Liebe @tamaracha , wie versprochen hier meine Reaktion auf Deinen Beitrag im anderen Thread.
Danke erstmal fürs offene Teilen Deiner Geschichte, das hat mich sehr berührt.
Ich habe einen sehr ähnlichen Fall in meinem engsten persönlichen Umfeld. Diese Person ist körperlich behindert von Geburt an (Robinow-Syndrom), relativ offensichtlich ADHSler (ohne offizielle Diagnose wegen Zugangsbarrieren im Heimatland, aber wir uns sehr sicher, er checkt offensichtlich alle Boxen), ist schwul und kommt - wird gleich noch wichtig - aus Italien, also einer Kultur, die soziale Einbindung in Familie und Freunde:innenkreise erheblich selbstverständlicher lebt als das in Deutschland üblich ist.
Wir versuchen seit einem Jahr herauszufinden, ob er Autist ist - und kommen einfach nicht weiter, weil wir immer wieder an dem Punkt landen: 1. Wie unterscheidet man die Ursache für seine offensichtlich autistischen Verhaltens - und Denkweisen zwischen Autismus und Anpassungsdruck auf Grund seiner körperlichen Behinderung? 2. Wie sieht der soziale Teil von Autismus in einer Kultur aus, in der Einzelgängertum quasi unmöglich ist, weil das soziale Umfeld einen schlicht nicht “gehen” lässt und sich erstaunlich inklusiv verhält, einfach aus Tradition?
Wir hatten uns nach ausgiebigen Tests und Diskussion der Diagnosekriterien schon geeinigt, dass er zwar autistische Züge hat, aber die Besonderheiten im Bereich soziale Interaktion und interpersonale Kommunikation nicht ausreichen, um Autist zu “sein”, da kam die Nachricht, dass seine Mutter - unabhängig von unserer Diskussion - eine Autismusdiagnose erhalten hat.
Auch meine eigene Erfahrung hat viel mit diesen Grenzziehungen zu tun.

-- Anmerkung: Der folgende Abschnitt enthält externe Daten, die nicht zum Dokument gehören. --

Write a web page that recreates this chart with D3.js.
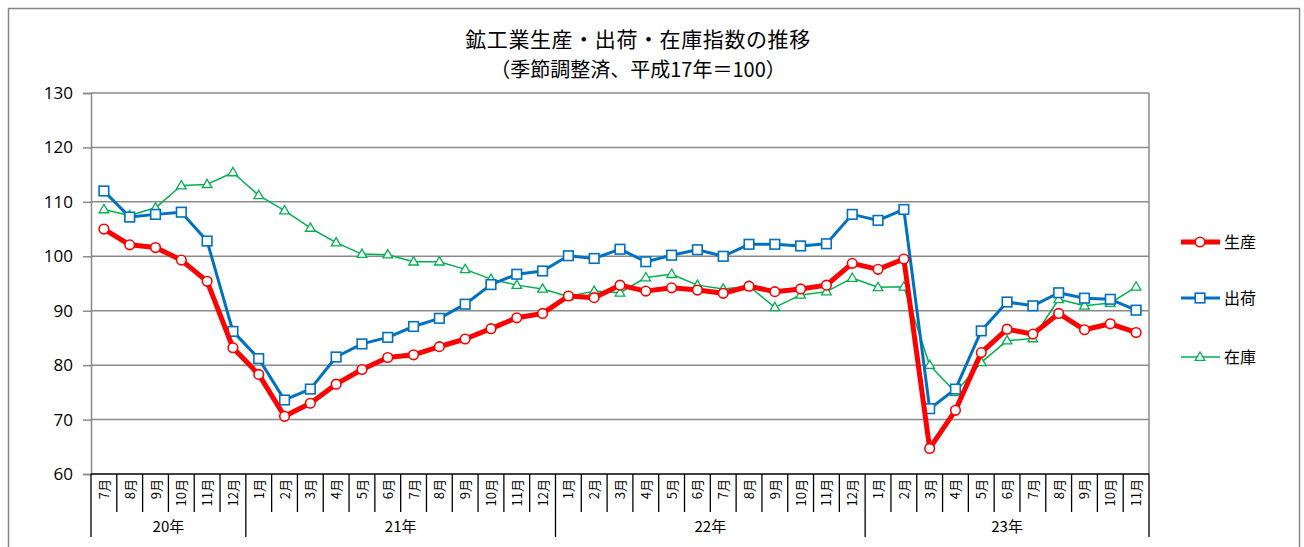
<!DOCTYPE html>
<html>
<head>
<meta charset="utf-8">
<script src="https://cdn.jsdelivr.net/npm/d3@7"></script>
<style>
  body { margin: 0; background: #fff; }
  text { font-family: "Noto Sans CJK JP", "Noto Sans", sans-serif; fill: #000; }
</style>
</head>
<body>
<svg id="chart" width="1304" height="547"></svg>
<script>
// month labels on the x axis (20年7月 .. 23年11月)
var monthLabels = [
  "7月","8月","9月","10月","11月","12月",
  "1月","2月","3月","4月","5月","6月","7月","8月","9月","10月","11月","12月",
  "1月","2月","3月","4月","5月","6月","7月","8月","9月","10月","11月","12月",
  "1月","2月","3月","4月","5月","6月","7月","8月","9月","10月","11月"
];
// year groups under the months
var yearLabels = ["20年", "21年", "22年", "23年"];
var yearCounts = [6, 12, 12, 11];

// index values
var production = [105.0,102.1,101.6,99.3,95.4,83.2,
  78.3,70.6,73.0,76.5,79.2,81.4,81.9,83.4,84.8,86.7,88.7,89.5,
  92.7,92.4,94.7,93.6,94.2,93.8,93.2,94.5,93.5,94.0,94.7,98.7,
  97.6,99.5,64.7,71.7,82.3,86.6,85.7,89.5,86.5,87.6,86.0];
var shipments = [112.0,107.2,107.7,108.1,102.8,86.2,
  81.2,73.6,75.6,81.5,83.9,85.1,87.1,88.6,91.2,94.8,96.7,97.3,
  100.1,99.6,101.3,99.0,100.2,101.2,100.0,102.2,102.2,101.9,102.3,107.7,
  106.6,108.6,72.0,75.6,86.3,91.6,90.9,93.3,92.3,92.1,90.1];
var inventory = [108.6,107.5,108.9,113.0,113.2,115.4,
  111.2,108.4,105.2,102.5,100.4,100.3,99.0,99.0,97.6,95.8,94.7,94.0,
  92.6,93.6,93.3,96.1,96.7,94.7,94.0,94.5,90.6,92.9,93.5,96.0,
  94.3,94.4,80.0,75.0,80.5,84.5,84.9,92.1,90.9,91.4,94.4];

var seriesNames = ["生産", "出荷", "在庫"];
var yTicks = [60, 70, 80, 90, 100, 110, 120, 130];

var svg = d3.select("#chart");

// plot box
var plotLeft = 91, plotRight = 1149, plotTop = 93, plotBottom = 474;

// outer frame
svg.append("rect")
  .attr("x", 8.5).attr("y", 8.5)
  .attr("width", 1291).attr("height", 600)
  .attr("fill", "none").attr("stroke", "#878787").attr("stroke-width", 1.5);

// title
svg.append("text").attr("x", 638).attr("y", 47)
  .attr("text-anchor", "middle").style("font-size", "21px").style("letter-spacing", "0.6px")
  .text("鉱工業生産・出荷・在庫指数の推移");
svg.append("text").attr("x", 638).attr("y", 77)
  .attr("text-anchor", "middle").style("font-size", "20px")
  .text("（季節調整済、平成17年＝100）");

var x = d3.scaleBand().domain(d3.range(monthLabels.length)).range([plotLeft, plotRight]).padding(0);
var y = d3.scaleLinear().domain([60, 130]).range([plotBottom, plotTop]);
var cx = function(i) { return x(i) + x.bandwidth() / 2; };

// grid lines
svg.append("g").selectAll("line").data(yTicks.slice(1)).join("line")
  .attr("x1", plotLeft).attr("x2", plotRight)
  .attr("y1", function(d) { return y(d); }).attr("y2", function(d) { return y(d); })
  .attr("stroke", "#8a8a8a").attr("stroke-width", 1.5);

// right edge of plot
svg.append("line").attr("x1", plotRight).attr("x2", plotRight).attr("y1", plotTop).attr("y2", plotBottom)
  .attr("stroke", "#8a8a8a").attr("stroke-width", 1.5);

// y axis
var yAxis = svg.append("g").attr("transform", "translate(" + plotLeft + ",0)")
  .call(d3.axisLeft(y).tickValues(yTicks).tickSize(8).tickPadding(10));
yAxis.select(".domain").attr("stroke", "#8a8a8a").attr("stroke-width", 1.5);
yAxis.selectAll(".tick line").attr("stroke", "#8a8a8a").attr("stroke-width", 1.5);
yAxis.selectAll(".tick text").style("font-size", "17px")
  .style("font-family", "'Open Sans', 'Noto Sans', sans-serif").attr("fill", "#000");

// x axis line
svg.append("line").attr("x1", plotLeft).attr("x2", plotRight).attr("y1", plotBottom).attr("y2", plotBottom)
  .attr("stroke", "#000").attr("stroke-width", 1.5);

// year boundaries
var yearStarts = [0];
yearCounts.forEach(function(c, i) { yearStarts.push(yearStarts[i] + c); });
var isYearEdge = function(i) { return yearStarts.indexOf(i) !== -1; };
var edgeX = function(i) { return i < monthLabels.length ? x(i) : plotRight; };

svg.append("g").selectAll("line").data(d3.range(monthLabels.length + 1)).join("line")
  .attr("x1", edgeX).attr("x2", edgeX)
  .attr("y1", plotBottom)
  .attr("y2", function(i) { return isYearEdge(i) ? 537 : 512; })
  .attr("stroke", "#000").attr("stroke-width", 1.3);

// month labels (rotated)
svg.append("g").selectAll("text").data(monthLabels).join("text")
  .attr("transform", function(d, i) { return "translate(" + (cx(i) + 5) + ",479) rotate(-90)"; })
  .attr("text-anchor", "end")
  .style("font-size", "13px")
  .text(function(d) { return d; });

// year labels
svg.append("g").selectAll("text").data(yearLabels).join("text")
  .attr("x", function(d, i) { return (edgeX(yearStarts[i]) + edgeX(yearStarts[i + 1])) / 2; })
  .attr("y", 532)
  .attr("text-anchor", "middle")
  .style("font-size", "15px")
  .text(function(d) { return d; });

// series
var line = d3.line().x(function(d, i) { return cx(i); }).y(function(d) { return y(d); });

function drawMarker(g, shape, color, px, py) {
  if (shape === "circle") {
    g.append("circle").attr("cx", px).attr("cy", py).attr("r", 4.8)
      .attr("fill", "#fff").attr("stroke", color).attr("stroke-width", 1.6);
  } else if (shape === "square") {
    g.append("rect").attr("x", px - 4.8).attr("y", py - 4.8).attr("width", 9.6).attr("height", 9.6)
      .attr("fill", "#fff").attr("stroke", color).attr("stroke-width", 1.6);
  } else {
    g.append("path").attr("d", d3.symbol().type(d3.symbolTriangle).size(40)())
      .attr("transform", "translate(" + px + "," + (py + 0.5) + ")")
      .attr("fill", "#fff").attr("stroke", color).attr("stroke-width", 1.3);
  }
}

var series = [
  { name: seriesNames[2], values: inventory, color: "#00b050", width: 1.5, shape: "triangle" },
  { name: seriesNames[1], values: shipments, color: "#0070c0", width: 3, shape: "square" },
  { name: seriesNames[0], values: production, color: "#ff0000", width: 5, shape: "circle" }
];

series.forEach(function(s) {
  var g = svg.append("g");
  g.append("path").datum(s.values).attr("d", line)
    .attr("fill", "none").attr("stroke", s.color).attr("stroke-width", s.width)
    .attr("stroke-linejoin", "round");
  s.values.forEach(function(v, i) { drawMarker(g, s.shape, s.color, cx(i), y(v)); });
});

// legend
var legendY = { "生産": 242, "出荷": 298, "在庫": 357 };
series.forEach(function(s) {
  var g = svg.append("g");
  var ly = legendY[s.name];
  g.append("line").attr("x1", 1181).attr("x2", 1220).attr("y1", ly).attr("y2", ly)
    .attr("stroke", s.color).attr("stroke-width", s.width);
  drawMarker(g, s.shape, s.color, 1200, ly);
  g.append("text").attr("x", 1224).attr("y", ly + 6).style("font-size", "16px").text(s.name);
});
</script>
</body>
</html>
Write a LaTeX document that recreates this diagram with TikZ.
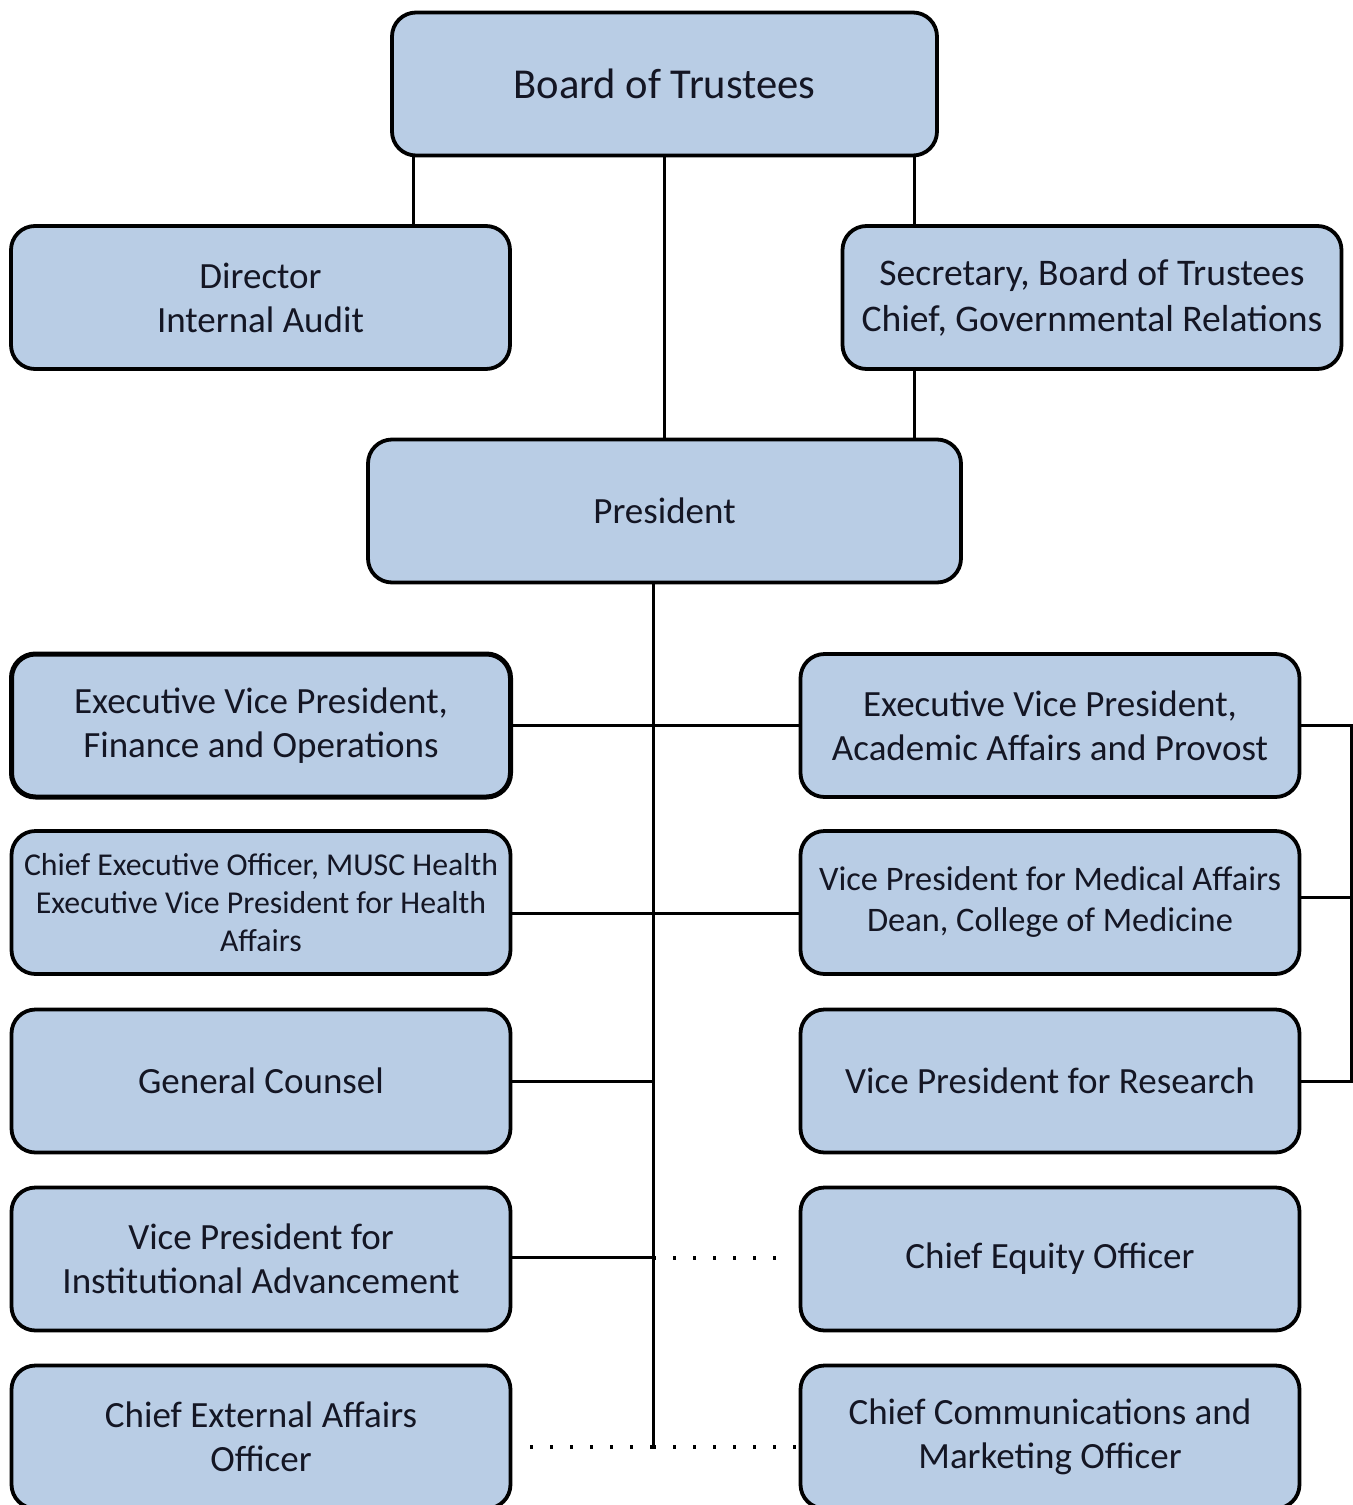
\documentclass[tikz,border=0pt]{standalone}
\usepackage{fontspec}
\setmainfont{Carlito}
\usetikzlibrary{positioning,calc}
\definecolor{boxblue}{RGB}{185,205,229}
\definecolor{boxtext}{RGB}{20,22,36}

\begin{document}
\begin{tikzpicture}[x=0.5pt,y=-0.5pt,
  orgbox/.style={draw,line width=1.9pt,rounded corners=12pt,fill=boxblue,text=boxtext,
    align=center,inner sep=2pt,minimum width=249.5pt,minimum height=71.5pt,
    font=\fontsize{18.5}{22}\selectfont},
  link/.style={line width=1.5pt},
  dotlink/.style={line width=1.8pt,dash pattern=on 1.4pt off 8.6pt}]
\useasboundingbox (0,0) rectangle (1353,1505);
% top of the chart
\node[orgbox,minimum width=272.5pt,font=\fontsize{21.3}{26}\selectfont] (board) at (664.5,84) {Board of Trustees};
\node[orgbox] (audit) at (260.5,297.5) {Director\\Internal Audit};
\node[orgbox,font=\fontsize{18.8}{23}\selectfont] (secretary) at (1092,297.5) {Secretary, Board of Trustees\\Chief, Governmental Relations};
\node[orgbox,minimum width=296.5pt] (president) at (664.5,511) {President};
% left column
\node[orgbox,line width=2.5pt] (evpfin) at (261,725.5) {Executive Vice President,\\Finance and Operations};
\node[orgbox,font=\fontsize{15.9}{18.8}\selectfont] (ceo) at (261,902.5) {Chief Executive Officer, MUSC Health\\Executive Vice President for Health\\Affairs};
\node[orgbox] (counsel) at (261,1081) {General Counsel};
\node[orgbox] (vpia) at (261,1259) {Vice President for\\Institutional Advancement};
\node[orgbox] (external) at (261,1437) {Chief External Affairs\\Officer};
% right column
\node[orgbox] (evpaa) at (1050,725.5) {Executive Vice President,\\Academic Affairs and Provost};
\node[orgbox,font=\fontsize{17.2}{20.5}\selectfont] (vpmed) at (1050,902.5) {Vice President for Medical Affairs\\Dean, College of Medicine};
\node[orgbox] (vpres) at (1050,1081) {Vice President for Research};
\node[orgbox] (equity) at (1050,1259) {Chief Equity Officer};
\node[orgbox] (comm) at (1050,1437) {Chief Communications and\\Marketing Officer};
% board links
\coordinate (bl) at ([xshift=11.5pt]board.south west);
\coordinate (br) at ([xshift=-12pt]board.south east);
\draw[link] (bl) -- (bl |- audit.north);
\draw[link] (br) -- (br |- secretary.north);
\draw[link] (board.south) -- (president.north);
\draw[link] (secretary.south -| br) -- (br |- president.north);
% trunk from the president
\coordinate (top) at ([xshift=-5.75pt]president.south);
\coordinate (bottom) at ($(top |- external.east)+(0,10)$);
\draw[link] (top) -- (bottom);
\draw[link] (evpfin.east) -- (evpaa.west);
\draw[link] ([yshift=-5.25pt]ceo.east) -- ([yshift=-5.25pt]vpmed.west);
\draw[link] (counsel.east) -- (counsel.east -| top);
\draw[link] ([yshift=1pt]vpia.east) -- ([yshift=1pt]vpia.east -| top);
\draw[dotlink] ([yshift=0.5pt]vpia.east -| top) -- ([xshift=-5pt,yshift=0.5pt]equity.west);
\draw[dotlink] ([xshift=9pt]bottom -| external.east) -- (bottom);
\draw[dotlink] (bottom) -- (bottom -| comm.west);
% right bracket
\coordinate (rb) at ([xshift=25pt]evpaa.east);
\draw[link] (evpaa.east) -- (rb) |- (vpres.east);
\draw[link] ([yshift=2.75pt]vpmed.east) -- ([yshift=2.75pt]vpmed.east -| rb);
\end{tikzpicture}
\end{document}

Im Diagnoseprozess ging es bei mir immer wieder um die Frage: Wie unterscheiden wir angeborene Züge von sehr früh erworbenen? Haben meine anderen “Besonderheiten” (nicht binäres Geschlecht, Hochbegabung, kulturelle Unterschiede zu den anderen Kindern in meiner Heimat, Körpergröße - ich war schon immer sehr groß, Übergewicht, …) bestehenden Autismus verstärkt, sind sie vielleicht sogar teilweise davon verursacht - oder simulieren sie Autismus, wo keiner ist?
Auf diagnostischer Ebene waren wir irgendwann an dem Punkt wo mein Diagnostiker meinte: Wir können das nicht objektiv klären. Sie erfüllen die Kriterien für eine Diagnose, sie leiden darunter, und eine Diagnose würde Ihnen helfen - also bekommen sie diese auch. Obwohl wir nicht 100 Prozent sicher sein können, ob alle heute, mit Mitte 40, sichtbaren Züge tatsächlich durch angeborenen Autismus verursacht sind.
Für mich persönlich war dieser Pragmatismus sehr hilfreich - und hat mir in der Folge sehr geholfen. Die AuDHD Perspektive erklärt mein Leben und meine Herausforderungen besser als alles, was vorher von Ärzt:innen und Therapeut:innen vermutet wurde, sie ist hochgradig kohärent mit meiner Selbstwahrnehmung und Identität, und die daraus abgeleiteten Interventionen machen mein Leben massiv besser.
Aber dennoch habe ich manchmal Zweifel, ob ich nicht doch irgendwie ein Autismus -”Imposter” bin und, auch angesichts meiner vielen Privilegien, anderen autistischen Menschen Platz und Ressourcen wegnehme, die deutlich klarer und offensichtlicher “ins Raster passen”.
Aber ganz ehrlich - ich bin auch ein Mensch, ich hab ein Recht auf ein gutes Leben und angemessenen Support, und auf der Grundlage des heute verfügbaren Wissens ist AuDHD die beste verfügbare Schublade, um mich dabei zu unterstützen.